Deputy Secretary of State John C. Whitehead, who has been visiting Western European capitals in an attempt to drum up support for moves to isolate Libya, told a press conference here today that France had become the latest country to agree not to take advantage of a U.S. trade embargo of Libya. But he conceded that he had not achieved "as much as I would have liked" during a trip that has taken him to Canada, Britain, Italy, West Germany, and Greece.

Whitehead said that he had sought to persuade the governments to cut oil imports from Libya, reduce air traffic with Tripoli, tighten travel controls on Libyans, and cut staffs of Libyan embassies.

The list appeared to mark a significant scaling back of U.S. expectations since Jan. 7 when President Reagan called on Western European countries "to join with us in isolating" Libyan leader Muammar Qaddafi. Many of the governments have expressed reluctance to impose extensive sanctions.

Insisting that he had supplied U.S. allies with irrefutable evidence of Libyan involvement in terrorism, Whitehead said it was "hard to understand" the European resistance to sanctions.

"I think people are cautious about taking drastic action against a sovereign government so there is hesitancy but I can't explain why it has been so difficult," he said.

French Foreign Minister Roland Dumas today justified France's reluctance to consider further sanctions against Libya by saying that it had already cut back its trade with Tripoli to a quarter of the 1981 level. He said that the U.S. sanctions corresponded to the much higher level of U.S. involvement in the Libyan economy.

Western European countries are to consider what action to take against Libya at a meeting of Common Market foreign ministers in Brussels next week.

A strong indication that European countries will turn down proposals for an economic boycott of Libya came today from Dutch Foreign Minister Hans van den Broek, acting chairman of the European Council. He told a news conference in the Hague that it would be very difficult to reach a consensus on "the economic isolation of one country."
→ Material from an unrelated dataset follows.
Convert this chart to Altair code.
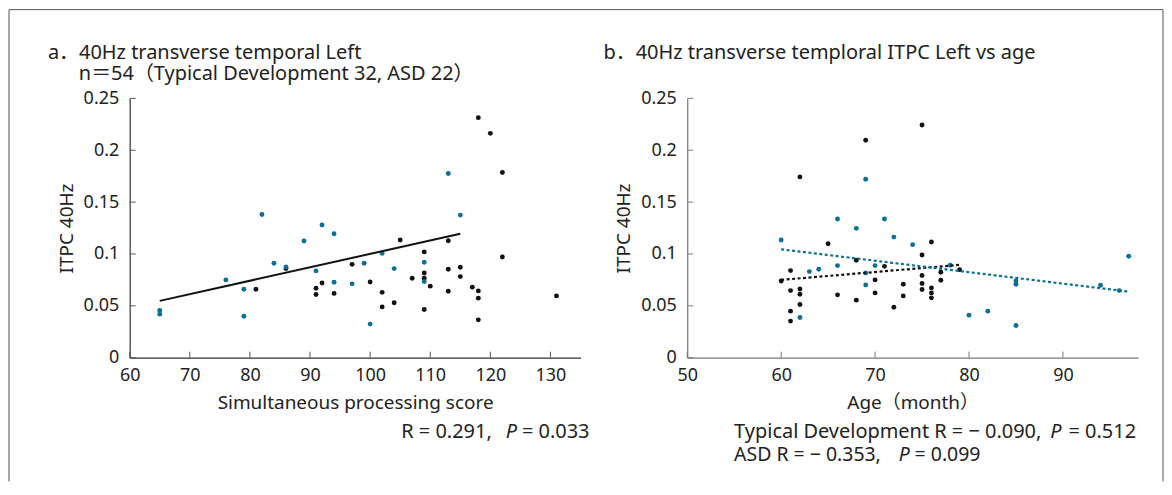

He indicated, however, that European Community countries might be ready to send a "signal" by formally condemning states that harbor terrorists. He also stressed that the community would "in no way" undercut U.S. economic sanctions against Libya.

The European Parliament last week rejected antiterrorism resolutions mentioning Libya by name, as well as economic sanctions. It adopted a blanket resolution condemning international terrorism.